— Extase — L'état extatique se définit, selon saint Thomas, comme une mort aux choses de ce monde. Les mystiques chrétiens ont réalisé cette mort sur le plan des besoins et des aspirations. Il ne leur est arrivé qu'épisodiquement de connaître la mort du corps. Il semble que ce soit dans cette mort du corps que l'esprit conquiert la lucidité totale, et c'est là le sens profond des yogas hindous.

Ranamaarshi, disciple de Ramakrishna, qui semble être l'esprit le plus lucide de tous les temps modernes et contemporains, commença sa carrière de sage à l'âge de dix ans. Délaissant l'école pour aller s'isoler dans les champs, il s'avisa de résoudre le problème de la vie en essayant de réaliser toutes les conditions réunies de la mort. Il parvint à mourir réellement (arrêt du cœur, de la respiration, chute de la température, etc...) et découvrit du même coup l'évidence de l'Éternité de l'Univers, et la présence du Principe divin.

Comme l'explique le Dr Frétigny (1), les concepts de l'intelligence naissent de l'arrêt de l'action (selon la conception de Ribot, généralement admise). C'est-à-dire que les concepts ou idées ne sont nés à la pensée que le jour où nous avons pensé un acte jusque-là automatique comme possible le jour où nous avons conçu la possibilité de ne pas l'exécuter ou mieux, au moment où nous nous sommes retenus de l'exécuter.

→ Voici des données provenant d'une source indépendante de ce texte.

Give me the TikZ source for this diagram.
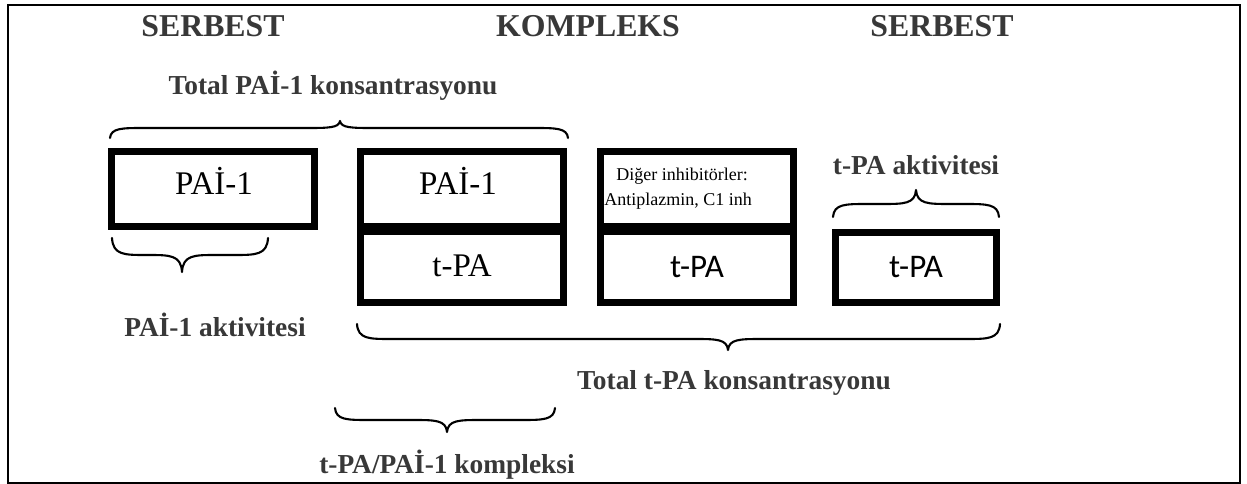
\documentclass[tikz,border=0pt]{standalone}
\usepackage{fontspec}
\setmainfont{Liberation Serif}
\newfontfamily\labelsans{Carlito}
% curly brace: x-left, x-right, x-tip, y-ends, y-body, y-tip
\newcommand{\cbrace}[6]{%
  \draw[brace] (#1,#4) .. controls (#1+1,#5) and (#1+12,#5) .. (#1+34,#5)
    -- (#3-34,#5) .. controls (#3-12,#5) and (#3-1,#5) .. (#3,#6)
    .. controls (#3+1,#5) and (#3+12,#5) .. (#3+34,#5)
    -- (#2-34,#5) .. controls (#2-12,#5) and (#2-1,#5) .. (#2,#4);}
\begin{document}
\begin{tikzpicture}[x=1pt,y=-1pt,
  frame/.style={draw=black, line width=2pt},
  box/.style={draw=black, line width=7pt, inner sep=0pt},
  head/.style={font=\fontsize{31.8}{36}\selectfont\bfseries, text=black!78, anchor=base, inner sep=0pt},
  lab/.style={font=\fontsize{27.4}{30}\selectfont\bfseries, text=black!78, anchor=base, inner sep=0pt},
  serif/.style={font=\fontsize{33}{35}\selectfont, anchor=base, inner sep=0pt},
  sanslab/.style={font=\labelsans\fontsize{33}{35}\selectfont, anchor=base, inner sep=0pt},
  small/.style={font=\fontsize{18}{21}\selectfont, anchor=base, inner sep=0pt},
  brace/.style={draw=black, line width=2.1pt, line cap=round, line join=round},
]
\useasboundingbox (0,0) rectangle (1247,484);
\fill[white] (0,0) rectangle (1247,484);
\draw[frame] (8,5) rectangle (1240,483);

% column headings
\node[head] (h1) at (213,37) {SERBEST};
\node[head] (h2) at (588,37) {KOMPLEKS};
\node[head] (h3) at (942,37) {SERBEST};

% boxes
\node[box, minimum width=203pt, minimum height=75pt] (b1) at (213,189) {};
\node[box, minimum width=203pt, minimum height=75pt] (b2t) at (462,189) {};
\node[box, minimum width=203pt, minimum height=71pt] (b2b) at (462,267) {};
\node[box, minimum width=193pt, minimum height=75pt] (b3t) at (697,189) {};
\node[box, minimum width=193pt, minimum height=71pt] (b3b) at (697,267) {};
\node[box, minimum width=161pt, minimum height=70pt] (b4) at (916,267.5) {};

% box texts
\node[serif] (t1) at (214,194) {PAİ-1};
\node[serif] (t2) at (458,194) {PAİ-1};
\node[serif] (t3) at (462,276) {t-PA};
\node[small] (t4) at (682,180) {Diğer inhibitörler:};
\node[small] (t5) at (678,205) {Antiplazmin, C1 inh};
\node[sanslab] (t6) at (697,277) {t-PA};
\node[sanslab] (t7) at (916,277) {t-PA};

% braces and their labels
\node[lab] (l1) at (333,95) {Total PAİ-1 konsantrasyonu};
\cbrace{110}{568}{340}{138}{128}{121}
\node[lab] (l2) at (916,175) {t-PA aktivitesi};
\cbrace{833}{999}{916}{217}{204}{190}
\cbrace{112}{268}{182}{238}{255}{272}
\node[lab] (l3) at (215,336) {PAİ-1 aktivitesi};
\cbrace{357}{1000}{728}{324}{339}{350}
\node[lab] (l4) at (734,389) {Total t-PA konsantrasyonu};
\cbrace{335}{555}{447}{408}{420}{432}
\node[lab] (l5) at (447,473) {t-PA/PAİ-1 kompleksi};
\end{tikzpicture}
\end{document}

De même, les idées concernant notre existence (l'existence, la vie, notre place dans l'Univers, etc...) ne nous viennent que le jour où nous concevons la possibilité d'interrompre la vie — ou mieux au moment où nous stoppons la vie. Le premier mécanisme relève globalement de la maîtrise du système cérébro-spinal, le second globalement de la maîtrise du système sympathique.